Even though he’s put up astronomical numbers, Gilliam uses his time with Clarkson to improve himself and become better prepared for his next go round on the football field.
“Since working with Steve, I’ve seen my footwork and arm strength become a lot better. I’m still working on everything including throwing on the run,” Gilliam said.
While he’s still carving his name on the recruiting trail, Gilliam is aware that his high school hasn’t always been a production factory for college football talent.
“We just haven’t had any good players come out of here in the last couple of years, but we should have a good team,” Gilliam said.
He’ll be taking unofficial visits to Boise State, Washington, Washington State, Oregon State and Cal this upcoming spring with the hope of landing more scholarship pledges from those schools.

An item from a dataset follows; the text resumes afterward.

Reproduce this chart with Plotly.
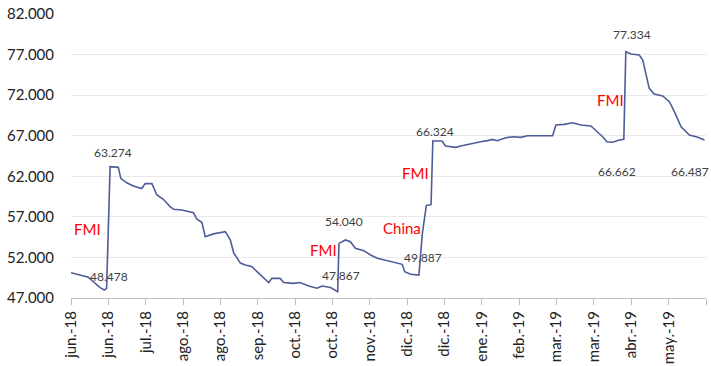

“I think I want to make a decision before my senior year starts. That way, I can just focus on the season,” Gilliam said.
He’s not only picking up the recruiting flag that Cloney left behind, but Gilliam is itching to have his name mentioned among the echelon of 2016 quarterbacks, which includes K.J. Costello (Stanford commit), Devin Modster (11 scholarship offers), Armani Rogers (Cal commit), Kevin Davidson (Ivy League and PAC-12 interest) and Ian Book (seven scholarship offers).
Is Gilliam a sleeper among those quarterbacks?
“Yeah I think so,” Gilliam said. “I can compete with all of them.”